Open atcooper1 opened 5 months ago
Biomass coefficients: The A's and b's value displayed in the database are the result of the handling of numbers as double in the script to generate to SQL code for the update. So again, because the values were handled as double in the script you see what you see is not exactly what you expected: | script | expected | |
---|---|---|---|
a | 0.00954992976039648 | 0.00955 | |
b | 3.049999952316284 | 3.05 |
Would you like to see the values of 'a' and 'b' being rounded? You might also recall that the values we ingested in 2022 were not the latest available on the Fishbase pages, as the most recent version was not publicly accessible on the website.
Rarity unfortunately, since rarity statistics are computed metrics, it is difficult to determine if they have been affected by the rounding issue, as we have no reference for comparison.
I think rounding would be helpful, especially when copying a's and b's for superseded species.
A's rounded to 5 decimals? is it consistently the case though? B's rounded to 2 decimals?

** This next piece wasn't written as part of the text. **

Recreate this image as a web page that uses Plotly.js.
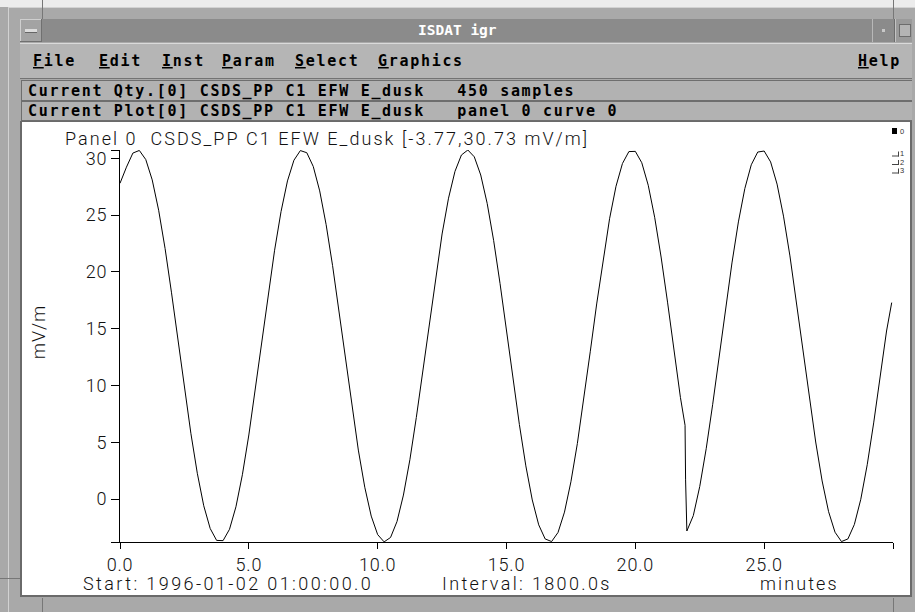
<!DOCTYPE html>
<html><head><meta charset="utf-8">
<script src="https://cdn.plot.ly/plotly-3.0.1.min.js"></script>
<style>
html,body{margin:0;padding:0;background:#a8a8a8;overflow:hidden;}
#chart{width:915px;height:612px;}
.xtick text,.ytick text{letter-spacing:0.8px;}
</style></head><body><div id="chart"></div>
<script>
// ---- data (minutes since start, E_dusk in mV/m) ----
const xMinutes = [
 0,0.25,0.5,0.75,1,1.25,1.5,1.75,2,2.25,2.5,2.75,3,3.25,3.5,3.75,4,4.25,4.5,4.75,
 5,5.25,5.5,5.75,6,6.25,6.5,6.75,7,7.25,7.5,7.75,8,8.25,8.5,8.75,9,9.25,9.5,9.75,
 10,10.25,10.5,10.75,11,11.25,11.5,11.75,12,12.25,12.5,12.75,13,13.25,13.5,13.75,14,14.25,14.5,14.75,
 15,15.25,15.5,15.75,16,16.25,16.5,16.75,17,17.25,17.5,17.75,18,18.25,18.5,18.75,19,19.25,19.5,19.75,
 20,20.25,20.5,20.75,21,21.25,21.5,21.75,21.93,21.95,22,
 22.25,22.5,22.75,23,23.25,23.5,23.75,24,24.25,24.5,24.75,25,25.25,25.5,25.75,26,26.25,26.5,26.75,
 27,27.25,27.5,27.75,28,28.25,28.5,28.75,29,29.25,29.5,29.75,29.95
];
const eDusk = [
 27.8,29.22,30.46,30.69,29.89,28.10,25.43,22.06,18.16,13.99,
 9.78,5.80,2.28,-0.58,-2.58,-3.63,-3.65,-2.65,-0.67,2.15,
 5.65,9.62,13.82,18.00,21.91,25.31,28.01,29.83,30.68,30.49,
 29.28,27.13,24.16,20.55,16.51,12.30,8.15,4.32,1.05,-1.49,
 -3.12,-3.76,-3.37,-1.97,0.36,3.47,7.19,11.28,15.51,19.61,
 23.34,26.49,28.85,30.29,30.73,30.13,28.53,26.03,22.78,18.97,
 14.83,10.61,6.57,2.93,-0.07,-2.26,-3.50,-3.73,-2.93,-1.14,
 1.53,4.90,8.80,12.97,17.18,21.16,24.68,27.54,29.54,30.59,
 30.61,29.61,27.63,24.81,21.31,17.34,13.14,8.96,6.5,1.7,-2.8,
 -1.45,1.12,4.44,8.31,12.50,16.75,20.79,24.40,27.34,29.43,30.55,30.64,29.68,27.73,24.91,21.41,17.41,13.18,8.97,
 5.03,1.60,-1.10,-2.91,-3.73,-3.50,-2.23,-0.01,3.03,6.71,10.80,14.80,17.3
];
const xTickVals = [0,5,10,15,20,25,30];
const xTickText = ['0.0','5.0','10.0','15.0','20.0','25.0',''];
const yTickVals = [-3.77,0,5,10,15,20,25,30,30.73];
const yTickText = ['','0','5','10','15','20','25','30',''];
const windowTitle = 'ISDAT igr';
const menuItems = ['<u>F</u>ile','<u>E</u>dit','<u>I</u>nst','<u>P</u>aram','<u>S</u>elect','<u>G</u>raphics','<u>H</u>elp'];
const statusQty = 'Current Qty.[0] CSDS_PP C1 EFW E_dusk\u00A0\u00A0\u00A0450 samples';
const statusPlot = 'Current Plot[0] CSDS_PP C1 EFW E_dusk\u00A0\u00A0\u00A0panel 0 curve 0';
const panelTitle = 'Panel 0\u00A0\u00A0CSDS_PP C1 EFW E_dusk [-3.77,30.73 mV/m]';
const yUnit = 'mV/m';
const startText = 'Start: 1996-01-02 01:00:00.0';
const intervalText = 'Interval: 1800.0s';
const xUnit = 'minutes';
const panelIds = ['0','1','2','3'];

// ---- pixel helpers (layout only) ----
const W=915,H=612,L=120,R=893,T=150,B=542;
const X = p => (p-L)/(R-L);
const Y = p => (B-p)/(B-T);
const shapes = [];
function rect(x0,y0,x1,y1,fill){
  shapes.push({type:'rect',xref:'paper',yref:'paper',x0:X(x0),x1:X(x1),y0:Y(y1),y1:Y(y0),
    fillcolor:fill,line:{width:0},layer:'below'});
}
function hline(x0,x1,y,c){ rect(x0,y,x1,y+1,c); }
function vline(x,y0,y1,c){ rect(x,y0,x+1,y1,c); }

// outside / frame
rect(0,0,W,7,'#ececec');
rect(0,7,W,H,'#a9a9a9');
hline(9,W,7,'#d2d2d2');
vline(8,7,H,'#d2d2d2');
vline(42,0,19,'#777');
vline(893,0,19,'#777');
hline(0,20,578,'#777');
vline(42,598,H,'#777');
vline(893,598,H,'#777');
// title bar
rect(20,19,912,42,'#8b8b8b');
rect(20,19,42,42,'#a3a3a3');
hline(20,42,19,'#cfcfcf'); vline(20,19,42,'#cfcfcf');
hline(20,42,41,'#707070'); vline(41,19,42,'#707070');
rect(25,29,37,32,'#dcdcdc'); hline(25,37,32,'#666');
vline(872,19,42,'#b8b8b8');
rect(882,29,885,32,'#c8c8c8');
vline(894,19,42,'#6c6c6c'); vline(895,19,42,'#c4c4c4');
rect(896,19,912,42,'#9a9a9a');
rect(899,24,911,37,'#6c6c6c'); rect(900,25,910,36,'#b4b4b4');
// menu bar
rect(20,43,912,79,'#b5b5b5');
hline(20,912,43,'#dadada');
hline(20,912,78,'#737373');
// status lines
rect(21,80,912,121,'#6e6e6e');
rect(22,81,912,100,'#b2b2b2');
rect(22,102,912,120,'#b2b2b2');
// canvas
rect(20,121,912,597,'#6a6a6a');
rect(22,122,910,595,'#ffffff');
// panel indicators
rect(892,128,897,134,'#000');
[153.5,162,170.5].forEach(c=>{ hline(892,899,c+2,'#444'); vline(898,c-2,c+3,'#444'); });

// ---- annotations ----
const mono = {family:'DejaVu Sans Mono', size:15, weight:'bold', color:'#000'};
const sans = {family:'Roboto', size:18, weight:300, color:'#111'};
const anns = [];
const spacing = [];
function txt(text,px,py,font,opt,ls){
  anns.push(Object.assign({xref:'paper',yref:'paper',x:X(px),y:Y(py),text:text,showarrow:false,
    xanchor:'left',align:'left',yanchor:'middle',font:font,borderpad:0,borderwidth:0},opt||{}));
  spacing.push(ls||0);
}
txt(windowTitle,457,30,{family:'DejaVu Sans Mono',size:14.5,weight:'bold',color:'#fff'},{xanchor:'center',align:'center'});
const menuX=[33,99,162,222,295,378,858];
menuItems.forEach((m,i)=>txt(m,menuX[i],61,mono,null,1.7));
txt(statusQty,28,91,mono,null,1.7);
txt(statusPlot,28,111,mono,null,1.7);
txt(panelTitle,65,138,sans,null,2.05);
txt(yUnit,38,332,sans,{xanchor:'center',align:'center',textangle:-90},1);
txt(startText,83,583,sans,null,2.4);
txt(intervalText,442,583,sans,null,2.35);
txt(xUnit,760,583,sans,null,2.1);
const idY=[131.5,153.5,162,170.5];
panelIds.forEach((d,i)=>txt(d,900,idY[i],{family:'Liberation Sans',size:7.5,color:'#333'}));

// letter spacing css
let css='';
spacing.forEach((s,i)=>{ if(s) css+='g.annotation[data-index="'+i+'"] text{letter-spacing:'+s+'px;}'; });
const st=document.createElement('style'); st.textContent=css; document.head.appendChild(st);

const trace = {x:xMinutes, y:eDusk, type:'scatter', mode:'lines', line:{color:'#000',width:1}, hoverinfo:'skip'};
const axisCommon = {showline:true, linecolor:'#000', linewidth:1, ticks:'outside', tickcolor:'#000', tickwidth:1,
  showgrid:false, zeroline:false, tickfont:sans, tickmode:'array', fixedrange:true};
const layout = {
  width:W, height:H, autosize:false,
  margin:{l:L, r:W-R, t:T, b:H-B, pad:0},
  paper_bgcolor:'#a9a9a9', plot_bgcolor:'#ffffff', showlegend:false,
  xaxis:Object.assign({}, axisCommon, {range:[0,30], tickvals:xTickVals, ticktext:xTickText, ticklen:6}),
  yaxis:Object.assign({}, axisCommon, {range:[-3.77,30.73], tickvals:yTickVals, ticktext:yTickText, ticklen:8}),
  shapes:shapes, annotations:anns
};
Plotly.newPlot('chart',[trace],layout,{staticPlot:true,displayModeBar:false});
</script></body></html>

Yes, a's to 5 decimals, b's to 2. Thanks, Bene
From conversation 06/06/2024:
Bene : After examining the Rfishbase package more closely, it appears that an updated version of the database from May 2023 is available. If this update is indeed available( i need to look at the data), and considering that I've planned to re-ingest rounded biomass coefficients in the DB, I assume you would prefer the latest version to be ingested. Toni: Yes, that would be great if possible please?
Decision: update biomass coefficent to the latest Fishbase release and apply the rounding as agreed
SQL update was applied (ref https://github.com/aodn/nrmn-application/pull/1374) From testing , Toni identified discrepancies between updated values and Fishbase website. Values in the update were from the fb_parquet_2023-05 release in this repo https://github.com/cboettig/rfishbase_board/, the same repo as last update. This repos was thought to be the source of the Fishbase dataset. However, after a web research another data source for Fishbase was found with a more recent release(release24.07) and value in agreement with FB website here. And more specifically : https://huggingface.co/api/datasets/cboettig/fishbase/tree/main/data/fb/v24.07/parquet
The update script will be re-generate.
a and b values, plus trait values may be affected by the same rounding/double precision issue that is currently affecting lat/long. Eg. Zoramia leptacanthus Some a and b values also don't seem to be reflecting what is on Fishbase - might be worth checking the FB file that was ingested in 2022?